Aug 23 9:00 PM

Chicago's Southeast Side: Is a revolution coming?

Google, Chicago Lakeside Development LLC

Growing up, Manus Edwards worked at the furnaces of U.S. Steel South Works, once one of the largest steel mills in the country. At its peak, South Works employed more than 30,000 people at its southeast Chicago mill. In the mid-1950s, Edwards, 17 at the time, says he was making between $120 and $200 a week.

“I wasn’t selling drugs,” said Edwards, now 74. “I was cutting iron, shipping iron, hauling iron; doing whatever it took at U.S. Steel. It was rigorous. It makes a man out of you.”

But its closure in 1992 dealt a heavy blow to the surrounding communities.

Now, after two decades, U.S. Steel Corporation and the real estate developer McCaffery Interests have paired up to develop the vacant 470-acre, lakeshore stretch into its own shining city within the city. Plans include the construction of more than 13,000 homes, more than 20 million square feet of retail space, a marina, a new high school and 125 acres of research facilities. Dan McCaffery, president of McCaffery Interests, has promised that the project will generate more jobs and police to patrol the neighborhood, which could help root out some of the gang activity.

But it’s unclear exactly what kind of long-term jobs the site will bring, and whether the project will bring about a rebirth for a battered corner of Chicago.

McCaffery Interests

“If it’s nice, shiny and new, I don’t see why they’d include us,” Mike Medrano, who grew up in the neighborhood, told the Chicago public radio station WBEZ. “They’ve never included us in any particular way before, so, you don’t have enough people with the education to have the jobs to afford to buy the houses out there."

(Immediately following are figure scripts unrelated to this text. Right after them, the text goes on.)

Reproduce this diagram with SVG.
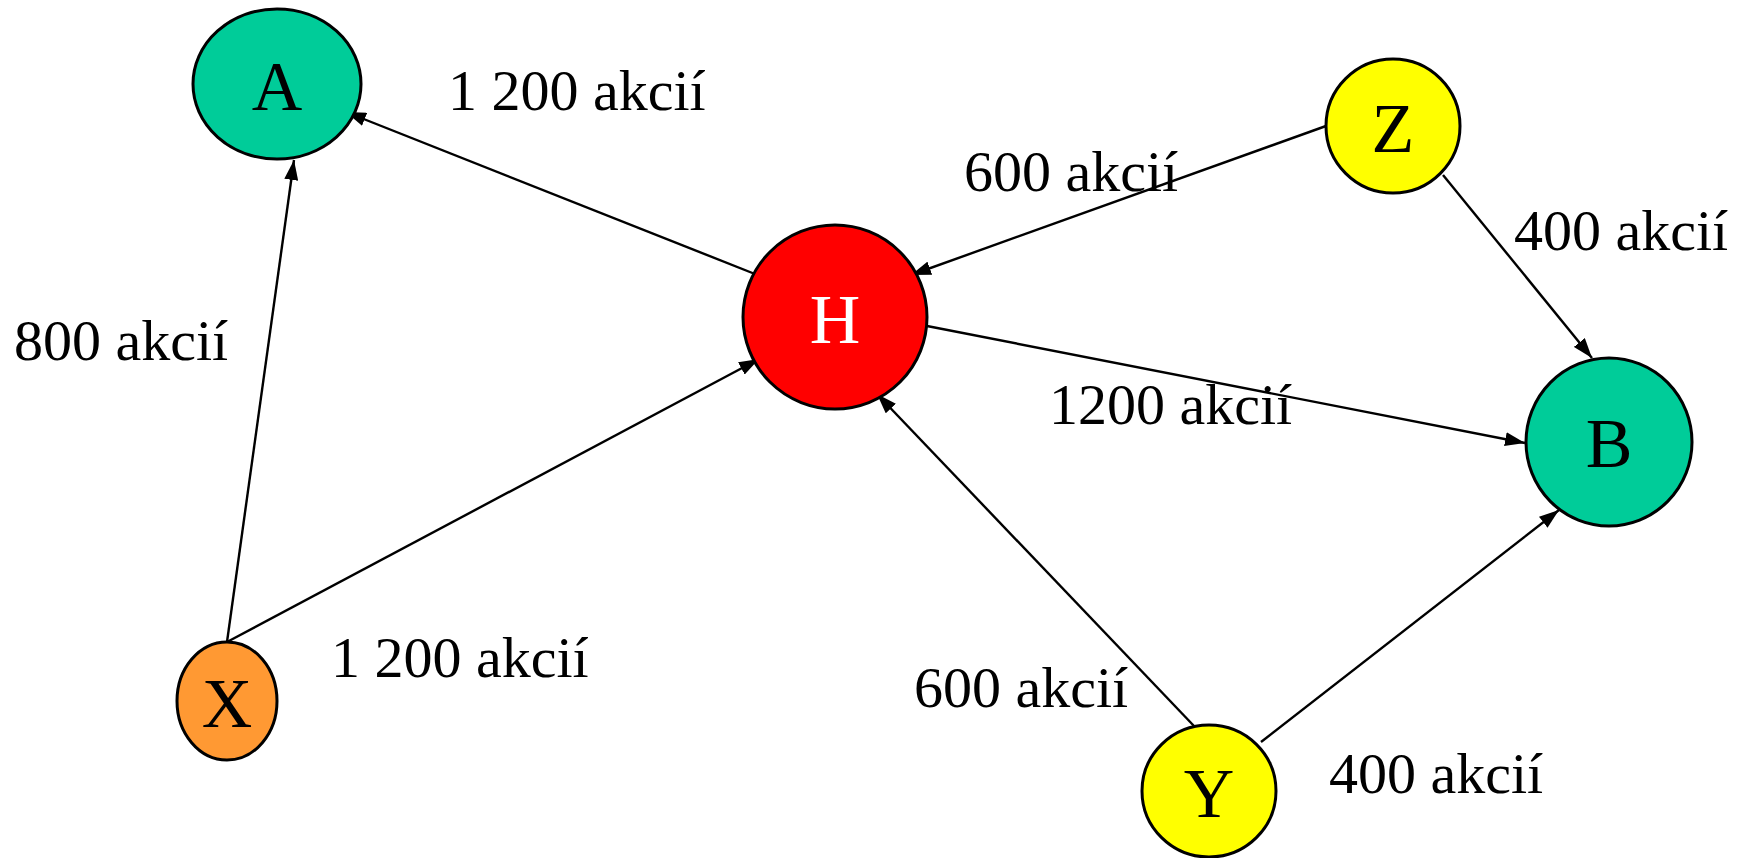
<svg xmlns="http://www.w3.org/2000/svg" width="1742" height="858" viewBox="0 0 1742 858">
<style>
.node{stroke:#000;stroke-width:3}
.nl{font-family:"Liberation Serif","Times New Roman",serif;font-size:70px;text-anchor:middle;fill:#000}
.lbl{font-family:"Liberation Serif","Times New Roman",serif;font-size:58px;fill:#000}
.edge{stroke:#000;stroke-width:2.4;fill:none;marker-end:url(#arr)}
</style>
<defs>
<marker id="arr" markerUnits="userSpaceOnUse" markerWidth="20" markerHeight="14" refX="20" refY="7" orient="auto">
<path d="M0,0 L20,7 L0,14 z" fill="#000"/>
</marker>
</defs>
<rect width="1742" height="858" fill="#fff"/>
<g id="connectors">
<line class="edge" x1="760" y1="276" x2="346" y2="112"/>
<line class="edge" x1="227" y1="642" x2="294" y2="160"/>
<line class="edge" x1="227" y1="642" x2="759" y2="359"/>
<line class="edge" x1="1326" y1="126" x2="911" y2="275"/>
<line class="edge" x1="1443" y1="175" x2="1592" y2="358"/>
<line class="edge" x1="927" y1="326" x2="1525" y2="443"/>
<line class="edge" x1="1194" y1="726" x2="877" y2="394"/>
<line class="edge" x1="1261" y1="742" x2="1559" y2="510"/>
</g>
<g id="node-A"><ellipse class="node" cx="277" cy="84" rx="84" ry="75" fill="#00CC99"/><text class="nl" x="277" y="110">A</text></g>
<g id="node-Z"><ellipse class="node" cx="1393" cy="126" rx="67" ry="67" fill="#FFFF00"/><text class="nl" x="1393" y="152">Z</text></g>
<g id="node-H"><ellipse class="node" cx="835" cy="317" rx="92" ry="92" fill="#FF0000"/><text class="nl" x="835" y="343" style="fill:#fff">H</text></g>
<g id="node-B"><ellipse class="node" cx="1609" cy="442" rx="83" ry="84" fill="#00CC99"/><text class="nl" x="1609" y="467">B</text></g>
<g id="node-X"><ellipse class="node" cx="227" cy="701" rx="50" ry="59" fill="#FF9933"/><text class="nl" x="227" y="727">X</text></g>
<g id="node-Y"><ellipse class="node" cx="1209" cy="791" rx="67" ry="66" fill="#FFFF00"/><text class="nl" x="1209" y="817">Y</text></g>
<g id="labels">
<text class="lbl" x="448" y="110">1 200 akcií</text>
<text class="lbl" x="964" y="191">600 akcií</text>
<text class="lbl" x="1514" y="250">400 akcií</text>
<text class="lbl" x="14" y="360">800 akcií</text>
<text class="lbl" x="1049" y="424">1200 akcií</text>
<text class="lbl" x="331" y="677">1 200 akcií</text>
<text class="lbl" x="914" y="707">600 akcií</text>
<text class="lbl" x="1329" y="793">400 akcií</text>
</g>
</svg>
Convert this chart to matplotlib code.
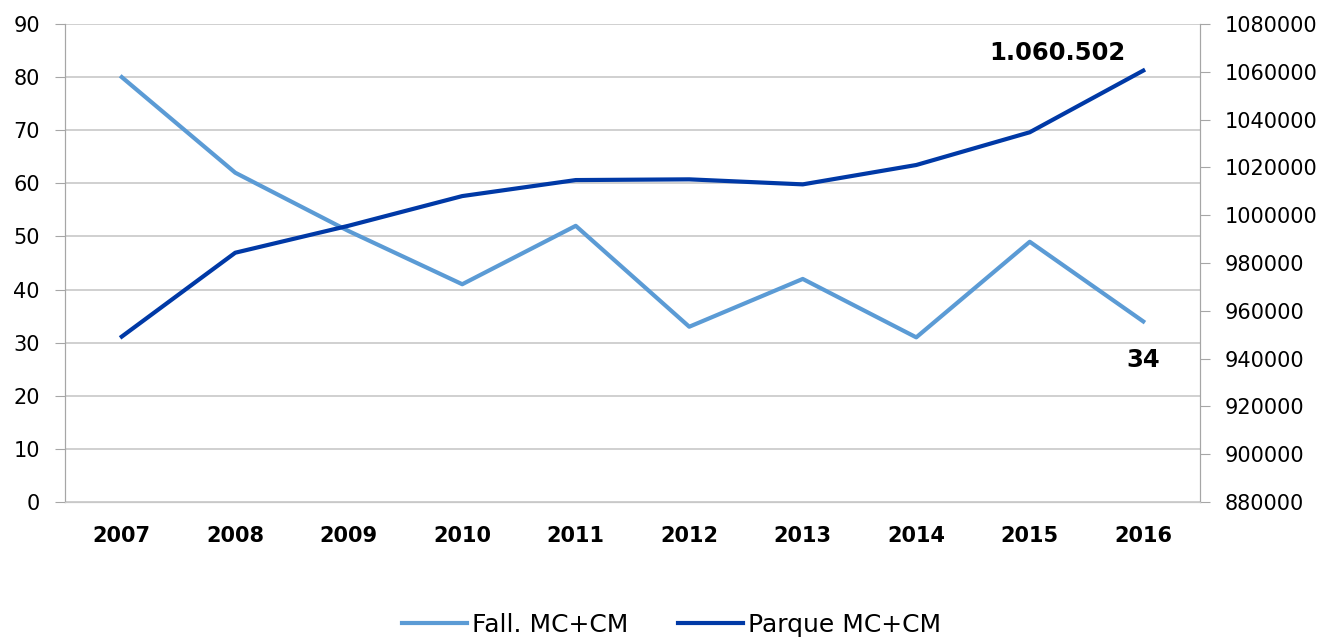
import matplotlib
matplotlib.use("Agg")
import matplotlib.pyplot as plt
from matplotlib.ticker import FuncFormatter

# data
years = ["2007", "2008", "2009", "2010", "2011", "2012", "2013", "2014", "2015", "2016"]
fall = [80, 62, 51, 41, 52, 33, 42, 31, 49, 34]
parque = [949200, 984300, 995600, 1008000, 1014700, 1015000, 1012900, 1021000, 1034700, 1060502]

light = "#5B9BD5"
dark = "#0039A6"
grid_c = "#C8C8C8"
axis_c = "#A6A6A6"

plt.rcParams["font.family"] = ["DejaVu Sans"]

fig = plt.figure(figsize=(13.3, 6.39), dpi=100)
ax = fig.add_axes([65 / 1330, 137 / 639, 1135 / 1330, 478 / 639])
ax2 = ax.twinx()

x = list(range(len(years)))
l1, = ax.plot(x, fall, color=light, lw=3, label="Fall. MC+CM", zorder=3)
l2, = ax2.plot(x, parque, color=dark, lw=3, label="Parque MC+CM", zorder=3)

ax.set_xlim(-0.5, len(years) - 0.5)
ax.set_ylim(0, 90)
ax.set_yticks(range(0, 91, 10))
ax2.set_ylim(880000, 1080000)
ax2.set_yticks(range(880000, 1080001, 20000))
ax2.yaxis.set_major_formatter(FuncFormatter(lambda v, p: f"{int(v)}"))

ax.grid(axis="y", color=grid_c, lw=1.2, zorder=0)
ax.set_axisbelow(True)
ax.set_xticks(x)
ax.set_xticklabels(years, fontsize=15, fontweight="bold")
ax.tick_params(axis="x", length=0, pad=17)
ax.tick_params(axis="y", labelsize=15, length=7, color=axis_c, pad=11)
ax2.tick_params(axis="y", labelsize=15, length=7, color=axis_c, pad=11)

for a in (ax, ax2):
    a.spines["top"].set_visible(False)
    a.spines["bottom"].set_color(grid_c)
    a.spines["left"].set_color(axis_c)
    a.spines["right"].set_color(axis_c)
    a.patch.set_visible(False)

# end labels
ax2.annotate("1.060.502", (x[-1], parque[-1]), xytext=(-62, 13), textcoords="offset points",
             ha="center", va="center", fontsize=17.5, fontweight="bold")
ax.annotate(str(fall[-1]), (x[-1], fall[-1]), xytext=(0, -28), textcoords="offset points",
            ha="center", va="center", fontsize=17.5, fontweight="bold")

fig.legend(handles=[l1, l2], loc="center", bbox_to_anchor=(0.505, 0.022), ncol=2,
           frameon=False, fontsize=18, handlelength=2.6, columnspacing=2.0, handletextpad=0.2)

fig.savefig("out.png", dpi=100)
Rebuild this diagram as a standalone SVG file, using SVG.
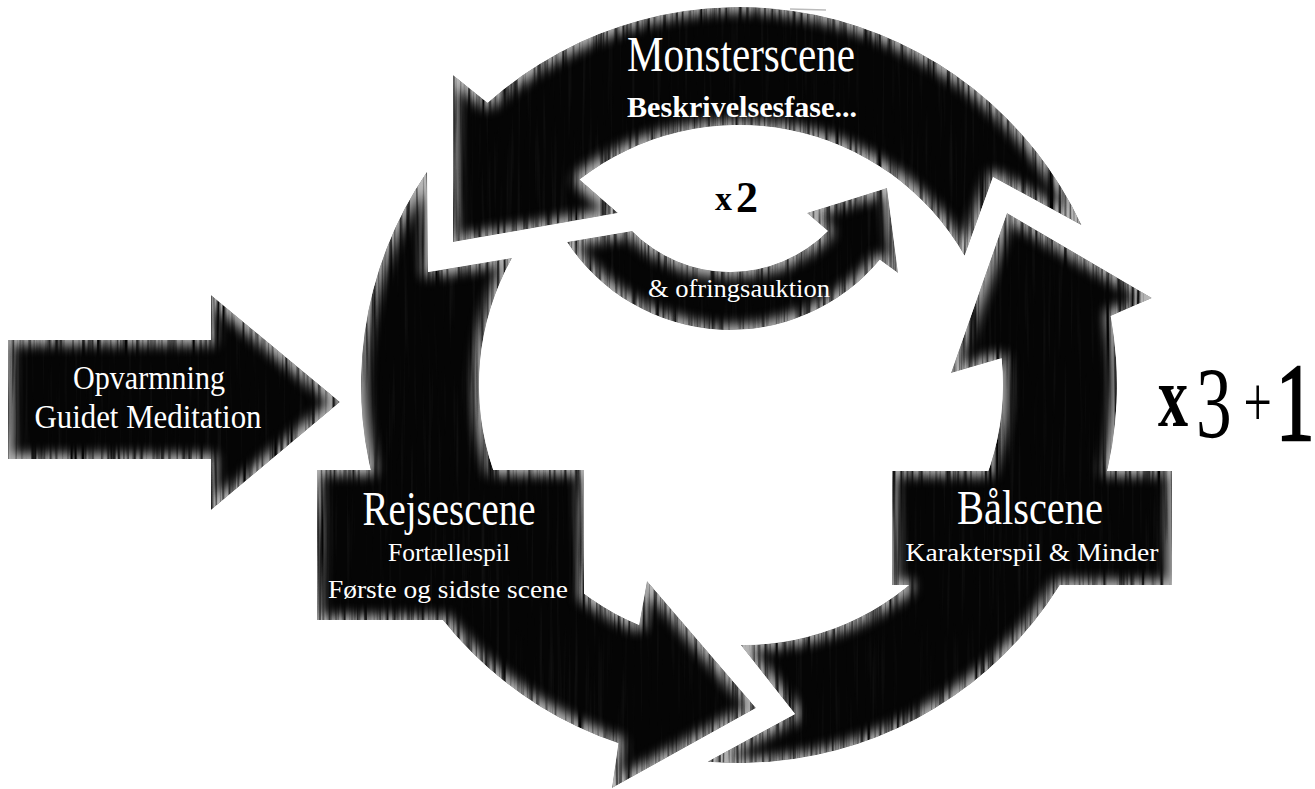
<svg xmlns="http://www.w3.org/2000/svg" width="1315" height="789" viewBox="0 0 1315 789">
  <defs>
    <filter id="grunge" x="-3%" y="-3%" width="106%" height="106%" color-interpolation-filters="sRGB">
      <feTurbulence type="fractalNoise" baseFrequency="0.28 0.008" numOctaves="2" seed="7" result="noise"/>
      <feColorMatrix in="noise" type="matrix" values="0 0 0 0 0.72  0 0 0 0 0.72  0 0 0 0 0.72  2.6 0 0 0 -0.5" result="streaks"/>
      <feMorphology in="SourceAlpha" operator="erode" radius="5" result="er"/>
      <feGaussianBlur in="er" stdDeviation="6" result="soft"/>
      <feComposite in="SourceAlpha" in2="soft" operator="out" result="edge"/>
      <feComposite in="streaks" in2="edge" operator="in" result="es"/>
      <feColorMatrix in="noise" type="matrix" values="0 0 0 0 0.22  0 0 0 0 0.22  0 0 0 0 0.22  0.7 0 0 0 -0.38" result="faint"/>
      <feComposite in="faint" in2="SourceAlpha" operator="in" result="fi"/>
      <feMerge result="m">
        <feMergeNode in="SourceGraphic"/>
        <feMergeNode in="fi"/>
        <feMergeNode in="es"/>
      </feMerge>
      <feComposite in="m" in2="SourceAlpha" operator="in"/>
    </filter>
  </defs>
  <style>
    .shape { fill:#050505; }
    .lbl { fill:#ffffff; font-family:"Liberation Serif","DejaVu Serif",serif; text-anchor:middle; }
    .darkstart { fill:#000000; font-family:"Liberation Serif","DejaVu Serif",serif; text-anchor:start; }
  </style>
  <rect width="1315" height="789" fill="#ffffff"/>

  <g id="opvarmning">
    <g filter="url(#grunge)">
      <polygon class="shape" points="8,340 211,340 211,295 340,402 211,510 211,459 8,459"/>
    </g>
    <text class="lbl" x="149" y="389" font-size="33" textLength="152" lengthAdjust="spacingAndGlyphs">Opvarmning</text>
    <text class="lbl" x="148" y="428" font-size="33" textLength="227" lengthAdjust="spacingAndGlyphs">Guidet Meditation</text>
  </g>

  <g id="monsterscene">
    <g filter="url(#grunge)">
      <path class="shape" d="M1081.6,225.3 A378,378 0 0 0 487.6,102.8 L453,75 L453,242 L618,213 L579.6,179.6 A260,260 0 0 1 964.6,255.8 L993,177 Z"/>
    </g>
    <line x1="790" y1="9" x2="826" y2="10" stroke="#bbbbbb" stroke-width="1.5"/>
    <text class="lbl" x="741" y="71" font-size="50" textLength="228" lengthAdjust="spacingAndGlyphs">Monsterscene</text>
    <text class="lbl" x="742" y="117" font-size="29" font-weight="bold" textLength="230" lengthAdjust="spacingAndGlyphs">Beskrivelsesfase...</text>
  </g>

  <g id="rejsescene">
    <g filter="url(#grunge)">
      <path class="shape" d="M427.1,171.4 A378,378 0 0 0 618.4,743.3 L612,788 L756,708 L647,581 L639.1,625 A260,260 0 0 1 512,258.1 L428,272 Z"/>
      <rect class="shape" x="317" y="470" width="267" height="150"/>
    </g>
    <text class="lbl" x="449" y="525" font-size="48" textLength="173" lengthAdjust="spacingAndGlyphs">Rejsescene</text>
    <text class="lbl" x="449" y="561" font-size="26" textLength="122" lengthAdjust="spacingAndGlyphs">Fortællespil</text>
    <text class="lbl" x="448" y="598" font-size="26" textLength="240" lengthAdjust="spacingAndGlyphs">Første og sidste scene</text>
  </g>

  <g id="baalscene">
    <g filter="url(#grunge)">
      <path class="shape" d="M707.4,761.7 A378,378 0 0 0 1110.7,316.1 L1152,298 L1007,213 L951,373 L1001.6,358.3 A260,260 0 0 1 740.8,645 L795,714 Z"/>
      <rect class="shape" x="892" y="471" width="280" height="114"/>
    </g>
    <text class="lbl" x="1030" y="524" font-size="48" textLength="146" lengthAdjust="spacingAndGlyphs">Bålscene</text>
    <text class="lbl" x="1032" y="561" font-size="26" textLength="253" lengthAdjust="spacingAndGlyphs">Karakterspil &amp; Minder</text>
  </g>

  <g id="connectors">
    <g id="loop-x2">
      <g filter="url(#grunge)">
        <path class="shape" d="M567,242 A195,195 0 0 0 879.8,259.8 L898,273 L887,188 L807,213 L827.9,230.9 A137,137 0 0 1 632.1,230.9 Z"/>
      </g>
      <text class="lbl" x="739" y="297" font-size="25" textLength="182" lengthAdjust="spacingAndGlyphs">&amp; ofringsauktion</text>
      <text class="darkstart" font-weight="bold"><tspan x="715" y="210" font-size="34">x</tspan><tspan x="736" y="212" font-size="44">2</tspan></text>
    </g>
  </g>

  <g id="repeat">
    <text class="darkstart" transform="translate(1158 0) scale(0.7 1)"><tspan x="0" y="426" font-size="86" font-weight="bold">x</tspan><tspan x="54.3" y="438" font-size="102">3</tspan><tspan x="122" y="426" font-size="72">+</tspan><tspan x="168.6" y="440" font-size="110" stroke="#000000" stroke-width="2.5">1</tspan></text>
  </g>
</svg>
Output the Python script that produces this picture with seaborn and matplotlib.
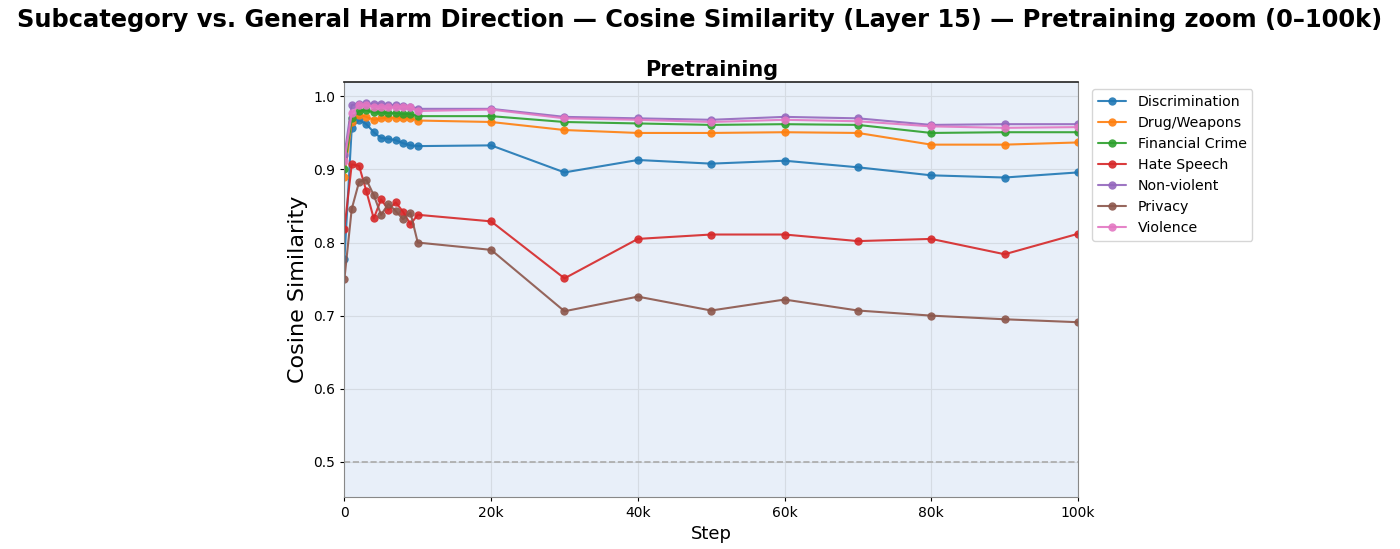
import numpy as np
import pandas as pd
import matplotlib
matplotlib.use("Agg")
import matplotlib.pyplot as plt
import seaborn as sns
from matplotlib.ticker import FuncFormatter

steps = [0, 1000, 2000, 3000, 4000, 5000, 6000, 7000, 8000, 9000, 10000,
         20000, 30000, 40000, 50000, 60000, 70000, 80000, 90000, 100000]

discrimination = [0.777, 0.957, 0.968, 0.962, 0.951, 0.943, 0.942, 0.940, 0.936, 0.933, 0.932,
                  0.933, 0.896, 0.913, 0.908, 0.912, 0.903, 0.892, 0.889, 0.896]
drug_weapons = [0.89, 0.965, 0.975, 0.972, 0.968, 0.970, 0.971, 0.971, 0.970, 0.970, 0.967,
                0.965, 0.954, 0.950, 0.950, 0.951, 0.950, 0.934, 0.934, 0.937]
financial_crime = [0.901, 0.970, 0.980, 0.981, 0.978, 0.978, 0.977, 0.977, 0.976, 0.976, 0.973,
                   0.973, 0.965, 0.963, 0.961, 0.962, 0.961, 0.950, 0.951, 0.951]
hate_speech = [0.819, 0.907, 0.905, 0.870, 0.833, 0.859, 0.845, 0.855, 0.842, 0.825, 0.838,
               0.829, 0.751, 0.805, 0.811, 0.811, 0.802, 0.805, 0.784, 0.812]
non_violent = [0.92, 0.988, 0.990, 0.991, 0.989, 0.989, 0.988, 0.988, 0.987, 0.986, 0.983,
               0.983, 0.972, 0.970, 0.968, 0.972, 0.970, 0.961, 0.962, 0.962]
privacy = [0.750, 0.846, 0.883, 0.886, 0.865, 0.838, 0.853, 0.843, 0.832, 0.841, 0.800,
           0.790, 0.706, 0.726, 0.707, 0.722, 0.707, 0.700, 0.695, 0.691]
violence = [0.911, 0.977, 0.988, 0.988, 0.986, 0.985, 0.985, 0.985, 0.986, 0.986, 0.980,
            0.982, 0.970, 0.968, 0.965, 0.968, 0.966, 0.959, 0.957, 0.958]

categories = ["Discrimination", "Drug/Weapons", "Financial Crime", "Hate Speech",
              "Non-violent", "Privacy", "Violence"]
series = [discrimination, drug_weapons, financial_crime, hate_speech,
          non_violent, privacy, violence]

rows = []
for cat, vals in zip(categories, series):
    for s, v in zip(steps, vals):
        rows.append({"step": s, "cos": v, "category": cat})
df = pd.DataFrame(rows)

sns.set_style("whitegrid")
plt.rcParams["font.family"] = ["DejaVu Sans"]
plt.rcParams["text.color"] = "black"
plt.rcParams["axes.labelcolor"] = "black"
plt.rcParams["xtick.color"] = "black"
plt.rcParams["ytick.color"] = "black"

fig = plt.figure(figsize=(14, 5.49), dpi=100)
ax = fig.add_axes([0.246, 0.095, 0.524, 0.756])
ax.set_facecolor("#e8eff9")

sns.lineplot(data=df, x="step", y="cos", hue="category", hue_order=categories,
             palette="tab10", marker="o", markersize=6, markeredgewidth=0,
             linewidth=1.5, alpha=0.9, ax=ax)

ax.axhline(0.5, color="#aaaaaa", linestyle="--", linewidth=1.2)

ax.set_xlim(0, 100000)
ax.set_ylim(0.452, 1.02)
ax.set_xticks([0, 20000, 40000, 60000, 80000, 100000])
ax.xaxis.set_major_formatter(FuncFormatter(lambda v, p: "0" if v == 0 else f"{int(v/1000)}k"))
ax.set_yticks([0.5, 0.6, 0.7, 0.8, 0.9, 1.0])
ax.tick_params(axis="both", labelsize=10, length=3, left=True, bottom=True)
ax.grid(True, color="#d5dbe3", linewidth=0.8)

for side in ["left", "right", "bottom"]:
    ax.spines[side].set_color("#888888")
ax.spines["top"].set_color("#222222")
ax.spines["top"].set_linewidth(1.2)

ax.set_xlabel("Step", fontsize=13)
ax.set_ylabel("Cosine Similarity", fontsize=16)
ax.set_title("Pretraining", fontsize=15, fontweight="bold", pad=4)

ax.legend(loc="upper left", bbox_to_anchor=(1.01, 1.0), fontsize=10.2, frameon=True)

fig.suptitle("Subcategory vs. General Harm Direction \u2014 Cosine Similarity (Layer 15) \u2014 Pretraining zoom (0\u2013100k)",
             fontsize=17.4, fontweight="bold", y=0.985)

fig.savefig("out.png", dpi=100)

“Working at the snack shop at the marina -- that’s fine,” said Ethan Michaeli, who has spent 20 years working as a journalist and advocate in Chicago’s inner-city. “But that’s not going to change anything in the broader neighborhood. It’s not going to do anything for the real lack of affordable housing in the area.”

McCaffery says he does plan to do something about affordable housing in the area. He projected that 20 percent of the new residences would be affordable housing for low-income families.

“Right now, I’m just a dirty old developer. People in the community have every right to be skeptical of me,” McCaffery said. “They won’t believe me until they see it, touch it, smell it, live in it. But I make a practice of not telling a fib.”

Right now, I’m just a dirty old developer. People in the community have every right to be skeptical of me.

McCaffery has been trying to keep the community involved, holding town hall meetings and tours of the site.

“I think they’re being very mindful, very deliberate,” says Sudhir Venkatesh, a sociology professor at Columbia University who has published multiple award-winning books on Chicago’s black urban poor.

McCaffery thinks big, too. With the development’s research centers, wind turbines and revolutionary waste recycling systems, he has touted the area as being, potentially, the “next Silicon Valley.” The excitement surrounding the development even has old-time residents like Edwards dreaming up ideas.

“An ultra-modern skating rink; double to triple figure-eight, state-of-the-art, nothing like it on planet earth,” Edwards said. “...I want it named ‘The Plantation.’”

The developers may not see the selling potential of “The Plantation,” but there’s at least one thing both Edwards and McCaffery want on the site: Barack Obama’s presidential library.

“That’s No. 1,” Edwards said. “And I want 30 percent [of the construction jobs] to go to blacks.”

“This is the area where he was first elected to office,” McCaffery said about the predominantly black area of the president’s adopted hometown. “You could get there by electric train; 1.5 million tourists a year. What do you think that would do for the community?”